**DATA SECTION**.
━━━━━━━━━━━━━━━━

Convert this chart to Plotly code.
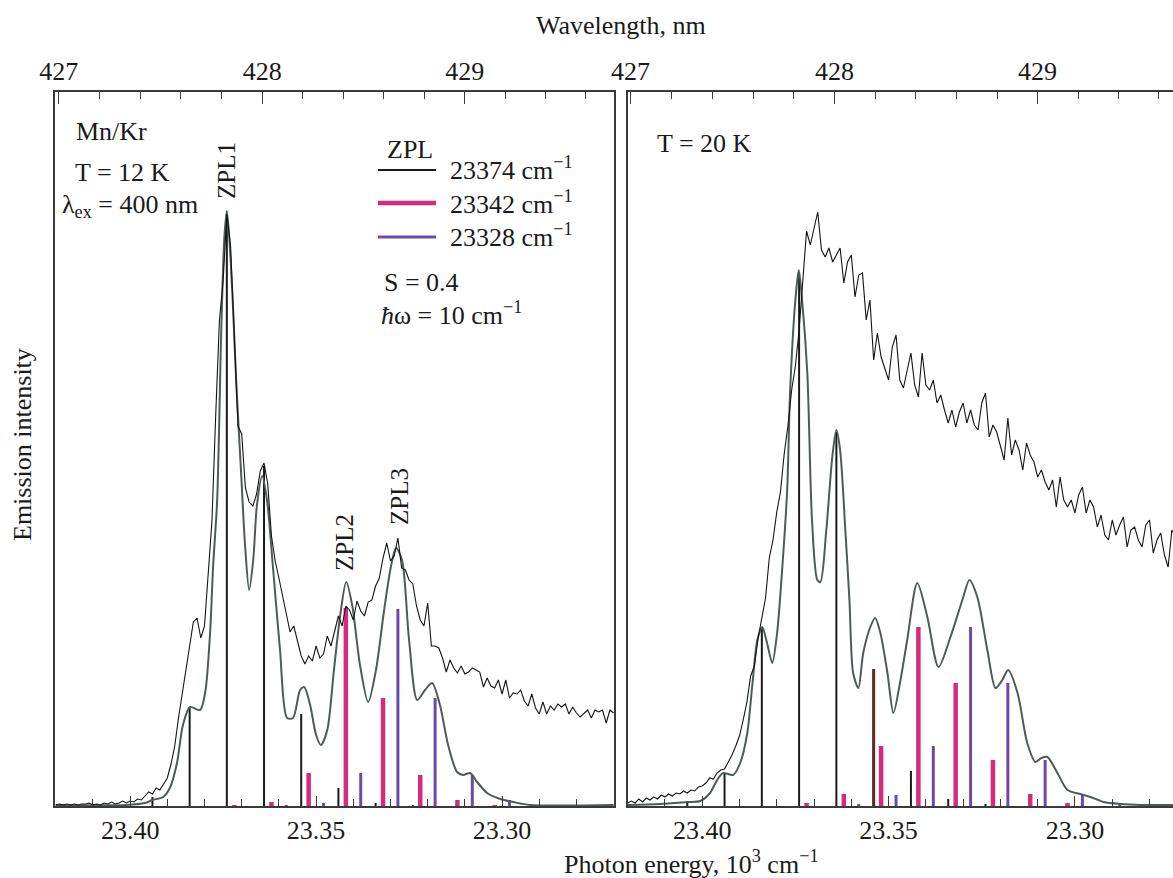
import plotly.graph_objects as go

# ------------------------------------------------------------------
# DATA  (energies in cm^-1, intensities in arbitrary units)
# ------------------------------------------------------------------
# Experimental spectra, recorded on a 1 cm^-1 grid
exp12_energy = list(range(23420, 23269, -1))          # 23420 ... 23270
exp12_intensity = [
    1, 2, 1, 2, 1, 2, 1, 2, 2, 3, 1, 2, 1, 3, 2, 4, 2, 3, 5, 3,
    5, 4, 7, 6, 10, 14, 12, 18, 16, 22, 28, 42, 60, 88, 112, 135, 160, 184, 188, 168,
    180, 228, 285, 390, 485, 525, 592, 560, 465, 380, 372, 318, 304, 300, 312, 335, 343, 322, 270, 245,
    228, 210, 195, 174, 180, 166, 150, 142, 150, 145, 160, 148, 152, 170, 160, 175, 190, 180, 200, 196,
    186, 205, 195, 190, 204, 206, 220, 228, 248, 263, 245, 250, 268, 238, 236, 226, 222, 200, 186, 180,
    203, 160, 160, 158, 148, 134, 146, 138, 133, 140, 132, 134, 138, 136, 134, 119, 128, 120, 118, 126,
    112, 126, 108, 113, 112, 116, 105, 100, 112, 98, 92, 104, 92, 100, 96, 102, 99, 102, 92, 99,
    93, 89, 93, 96, 88, 96, 94, 96, 83, 96, 93,
]

exp20_energy = list(range(23420, 23272, -1))          # 23420 ... 23273
exp20_intensity = [
    3, 5, 3, 7, 4, 8, 6, 9, 7, 11, 9, 12, 10, 13, 12, 15, 13, 16, 15, 19,
    20, 23, 28, 27, 33, 36, 37, 44, 51, 60, 70, 86, 104, 130, 140, 168, 188, 208, 248, 266,
    294, 314, 352, 380, 416, 440, 476, 530, 575, 561, 578, 594, 556, 549, 558, 544, 551, 558, 523, 544,
    551, 509, 531, 533, 486, 506, 446, 473, 449, 438, 426, 459, 471, 426, 418, 436, 453, 421, 409, 453,
    421, 416, 426, 403, 411, 396, 383, 396, 379, 394, 403, 383, 396, 381, 376, 403, 413, 369, 381, 374,
    361, 346, 388, 351, 366, 356, 336, 363, 351, 344, 329, 336, 324, 316, 326, 299, 329, 306, 299, 306,
    293, 311, 319, 293, 306, 299, 279, 291, 271, 266, 286, 271, 281, 289, 259, 276, 279, 266, 259, 281,
    286, 253, 266, 273, 251, 239, 276, 269,
]

# Calculated (convolved) spectra
calc12_energy = [23420, 23401.3, 23396.0, 23394.1, 23391.1, 23389.2, 23387.4, 23385.8, 23383.9, 23381.2,
                 23379.8, 23378.5, 23377.7, 23376.6, 23375.5, 23374.7, 23374.0, 23373.3, 23372.3, 23371.5,
                 23370.2, 23369.1, 23368.0, 23366.9, 23365.9, 23364.5, 23363.2, 23361.6, 23359.7, 23357.8,
                 23356.2, 23354.3, 23353.2, 23351.6, 23350.0, 23348.7, 23347.0, 23345.2, 23343.5, 23341.9,
                 23340.3, 23338.2, 23336.0, 23333.9, 23331.7, 23329.8, 23328.5, 23326.9, 23325.0, 23322.8,
                 23320.7, 23318.8, 23316.7, 23314.5, 23312.1, 23310.5, 23308.6, 23306.7, 23304.0, 23300.5,
                 23297.0, 23292.5, 23270]
calc12_intensity = [1, 1, 3, 6, 9, 19, 43, 81, 99, 96,
                    114, 173, 239, 306, 476, 566, 595, 566, 496, 426,
                    336, 261, 216, 246, 301, 330, 306, 239, 156, 88,
                    88, 116, 119, 101, 71, 61, 76, 136, 191, 224,
                    201, 141, 104, 136, 196, 241, 258, 246, 166, 106,
                    116, 123, 101, 61, 34, 31, 33, 24, 13, 7,
                    4, 1, 1]

calc20_energy = [23419.9, 23411.3, 23404.0, 23400.5, 23397.9, 23396.0, 23394.4, 23391.7, 23389.8, 23387.9,
                 23386.6, 23385.2, 23383.9, 23382.6, 23381.2, 23379.9, 23378.5, 23377.2, 23376.4, 23375.0,
                 23374.1, 23373.2, 23371.8, 23370.5, 23369.1, 23368.3, 23366.7, 23365.1, 23364.0, 23363.0,
                 23361.6, 23360.5, 23359.5, 23358.1, 23356.8, 23354.9, 23353.6, 23352.2, 23350.3, 23348.7,
                 23346.8, 23345.0, 23342.3, 23339.6, 23336.6, 23333.4, 23330.2, 23328.3, 23326.2, 23323.5,
                 23321.3, 23319.5, 23317.9, 23315.4, 23312.8, 23310.6, 23309.0, 23307.4, 23304.7, 23302.0,
                 23298.5, 23295.8, 23292.3, 23287.8, 23282.4, 23273]
calc20_intensity = [1, 2, 4, 5, 13, 26, 33, 31, 43, 73,
                    119, 166, 179, 163, 143, 173, 239, 316, 416, 506,
                    536, 506, 433, 283, 226, 224, 276, 349, 376, 356,
                    276, 206, 133, 118, 153, 179, 188, 173, 133, 93,
                    126, 166, 223, 189, 139, 169, 206, 226, 209, 156,
                    118, 126, 136, 113, 63, 44, 48, 49, 33, 16,
                    12, 9, 4, 2, 1, 1]

# Stick spectra (Poisson progressions, S = 0.4, hw = 10 cm^-1)
sticks12_zpl1_energy = [23394, 23384, 23374, 23364, 23354, 23344, 23334, 23324]
sticks12_zpl1_height = [9, 98, 592, 340, 92, 18, 3, 1]
sticks12_zpl2_energy = [23372, 23362, 23352, 23342, 23332, 23322, 23312, 23302]
sticks12_zpl2_height = [1, 4, 33, 198, 108, 31, 6, 1]
sticks12_zpl3_energy = [23358, 23348, 23338, 23328, 23318, 23308, 23298, 23288]
sticks12_zpl3_height = [1, 3, 33, 197, 108, 31, 6, 1]

sticks20_zpl1_energy = [23404, 23394, 23384, 23374, 23364, 23354, 23344, 23334, 23324]
sticks20_zpl1_height = [3, 33, 178, 534, 374, 137, 35, 7, 2]
sticks20_zpl2_energy = [23372, 23362, 23352, 23342, 23332, 23322, 23312, 23302]
sticks20_zpl2_height = [3, 12, 60, 179, 123, 46, 12, 3]
sticks20_zpl3_energy = [23358, 23348, 23338, 23328, 23318, 23308, 23298, 23288]
sticks20_zpl3_height = [2, 11, 60, 179, 123, 46, 12, 2]

zpl_labels = ["23374 cm<sup>\u22121</sup>", "23342 cm<sup>\u22121</sup>", "23328 cm<sup>\u22121</sup>"]

# Axis ticks
energy_ticks = [23.40, 23.35, 23.30]                     # 10^3 cm^-1
wavelength_major = [427, 428, 429]                       # nm
wavelength_minor = [427.2, 427.4, 427.6, 427.8, 428.2, 428.4, 428.6, 428.8,
                    429.2, 429.4, 429.6, 429.8]

# ------------------------------------------------------------------
# STYLE / LAYOUT
# ------------------------------------------------------------------
W, H = 1173, 878
FONT = "Liberation Serif"
TXT = "#1a1a1a"
AX = "#3a3a3a"
BLACK = "#1a1a1a"
PINK = "#d62a7b"
PURPLE = "#6a4ca8"
MAROON = "#5e2a2a"
GRAY = "#4f5a5a"


def pxx(x):
    return x / W


def pxy(y):
    return 1 - y / H


def to_k(vals):
    return [v / 1000.0 for v in vals]


def stick_xy(energies, heights):
    xs, ys = [], []
    for e, h in zip(energies, heights):
        xs += [e / 1000.0, e / 1000.0, None]
        ys += [0, h, None]
    return xs, ys


fig = go.Figure()

panels = [
    dict(xa="x", ya="y", top="x3",
         exp=(exp12_energy, exp12_intensity), calc=(calc12_energy, calc12_intensity),
         sticks=[(sticks12_zpl1_energy, sticks12_zpl1_height, BLACK, 2),
                 (sticks12_zpl2_energy, sticks12_zpl2_height, PINK, 4.5),
                 (sticks12_zpl3_energy, sticks12_zpl3_height, PURPLE, 3)],
         highlight={}),
    dict(xa="x2", ya="y2", top="x4",
         exp=(exp20_energy, exp20_intensity), calc=(calc20_energy, calc20_intensity),
         sticks=[(sticks20_zpl1_energy, sticks20_zpl1_height, BLACK, 2),
                 (sticks20_zpl2_energy, sticks20_zpl2_height, PINK, 4.5),
                 (sticks20_zpl3_energy, sticks20_zpl3_height, PURPLE, 3)],
         highlight={23354: (MAROON, 3)}),
]

for p in panels:
    for en, hh, col, w in p["sticks"]:
        xs, ys = stick_xy(en, hh)
        fig.add_trace(go.Scatter(x=xs, y=ys, mode="lines", xaxis=p["xa"], yaxis=p["ya"],
                                 line=dict(color=col, width=w), hoverinfo="skip"))
    for en, hh, col, w in p["sticks"][:1]:
        for e, h in zip(en, hh):
            if e in p["highlight"]:
                c, ww = p["highlight"][e]
                xs, ys = stick_xy([e], [h])
                fig.add_trace(go.Scatter(x=xs, y=ys, mode="lines", xaxis=p["xa"], yaxis=p["ya"],
                                         line=dict(color=c, width=ww), hoverinfo="skip"))
    ce, ci = p["calc"]
    fig.add_trace(go.Scatter(x=to_k(ce), y=ci, mode="lines", xaxis=p["xa"], yaxis=p["ya"],
                             line=dict(color=GRAY, width=2, shape="spline", smoothing=0.8)))
    ee, ei = p["exp"]
    fig.add_trace(go.Scatter(x=to_k(ee), y=ei, mode="lines", xaxis=p["xa"], yaxis=p["ya"],
                             line=dict(color="#141414", width=1.1)))
    # invisible carrier trace so that the top (wavelength) axis is drawn
    fig.add_trace(go.Scatter(x=[1e4 / w for w in wavelength_major], y=[None] * len(wavelength_major),
                             mode="markers", xaxis=p["top"], yaxis=p["ya"],
                             marker=dict(opacity=0), hoverinfo="skip"))

tickfont = dict(family=FONT, size=26, color=TXT)

bottom_axis = dict(
    tickmode="array", tickvals=energy_ticks, ticktext=[f"{v:.2f}" for v in energy_ticks],
    ticks="inside", ticklen=10, tickwidth=1.2, tickcolor=AX,
    showline=True, linecolor=AX, linewidth=1.5, showgrid=False, zeroline=False,
    minor=dict(tick0=23.30, dtick=0.01, ticks="inside", ticklen=7, tickwidth=1.2,
               tickcolor=AX, showgrid=False),
    tickfont=tickfont, ticklabelstandoff=0, automargin=False,
)
top_axis = dict(
    tickmode="array", tickvals=[1e4 / w for w in wavelength_major],
    ticktext=[str(w) for w in wavelength_major],
    ticks="inside", ticklen=12, tickwidth=1.2, tickcolor=AX,
    showline=True, linecolor=AX, linewidth=1.5, showgrid=False, zeroline=False,
    minor=dict(tickmode="array", tickvals=[1e4 / w for w in wavelength_minor],
               ticks="inside", ticklen=7, tickwidth=1.2, tickcolor=AX, showgrid=False),
    tickfont=tickfont, ticklabelstandoff=0, automargin=False,
)

left_range = [23.4202, 23.2699]
right_range = [23.4199, 23.2737]
ydom = [(H - 806) / H, (H - 92) / H]

fig.update_layout(
    width=W, height=H, margin=dict(l=0, r=0, t=0, b=0, pad=0, autoexpand=False),
    paper_bgcolor="white", plot_bgcolor="white", showlegend=False,
    font=dict(family=FONT, size=26, color=TXT),
    xaxis=dict(domain=[55 / W, 614 / W], range=left_range, anchor="y", **bottom_axis),
    xaxis2=dict(domain=[628 / W, 1.0], range=right_range, anchor="y2", **bottom_axis),
    xaxis3=dict(overlaying="x", anchor="y", side="top", range=left_range, **top_axis),
    xaxis4=dict(overlaying="x2", anchor="y2", side="top", range=right_range, **top_axis),
    yaxis=dict(domain=ydom, range=[0, 714], anchor="x", showticklabels=False, ticks="",
               showline=True, mirror=True, linecolor=AX, linewidth=1.5,
               showgrid=False, zeroline=False, automargin=False),
    yaxis2=dict(domain=ydom, range=[0, 714], anchor="x2", showticklabels=False, ticks="",
                showline=True, mirror=False, linecolor=AX, linewidth=1.5,
                showgrid=False, zeroline=False, automargin=False),
)


def note(text, x, y, xanchor="left", angle=0, size=26):
    fig.add_annotation(text=text, x=pxx(x), y=pxy(y), xref="paper", yref="paper",
                       xanchor=xanchor, yanchor="middle", showarrow=False, textangle=angle,
                       font=dict(family=FONT, size=size, color=TXT))


# axis titles
note("Wavelength, nm", 621, 25, xanchor="center")
note("Photon energy, 10<sup>3</sup> cm<sup>\u22121</sup>", 691, 862, xanchor="center")
note("Emission intensity", 22, 445, xanchor="center", angle=-90)

# panel texts
note("Mn/Kr", 74, 131)
note("T = 12 K", 73, 172)
note("\u03bb<sub>ex</sub> = 400 nm", 60, 206)
note("ZPL1", 227, 171, xanchor="center", angle=-90, size=25)
note("ZPL2", 344, 543, xanchor="center", angle=-90, size=25)
note("ZPL3", 399, 497, xanchor="center", angle=-90, size=25)
note("T = 20 K", 655, 143)

# legend block
note("ZPL", 410, 150, xanchor="center")
legend_rows = [(170, BLACK, 2), (203, PINK, 4.5), (237, PURPLE, 3)]
for (yy, col, w), lab in zip(legend_rows, zpl_labels):
    fig.add_shape(type="line", xref="paper", yref="paper",
                  x0=pxx(378), x1=pxx(436), y0=pxy(yy), y1=pxy(yy),
                  line=dict(color=col, width=w))
    note(lab, 448, yy - 1)
note("S = 0.4", 382, 283)
note("<i>\u0127</i>\u03c9 = 10 cm<sup>\u22121</sup>", 379, 313)

fig.write_html("out.html", config={"displayModeBar": False},
               post_script="document.body.style.margin='0';document.body.style.overflow='hidden';")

━━━━━━━━━━━━━━━━

**EXERCISE DIRECTIONS**. Give again, word for word, every line from the top of the data above to the line holding "import plotly.graph_objects as go", inclusive, with the pictures left out.

**REPLY**.
Convert this chart to Plotly code.
import plotly.graph_objects as go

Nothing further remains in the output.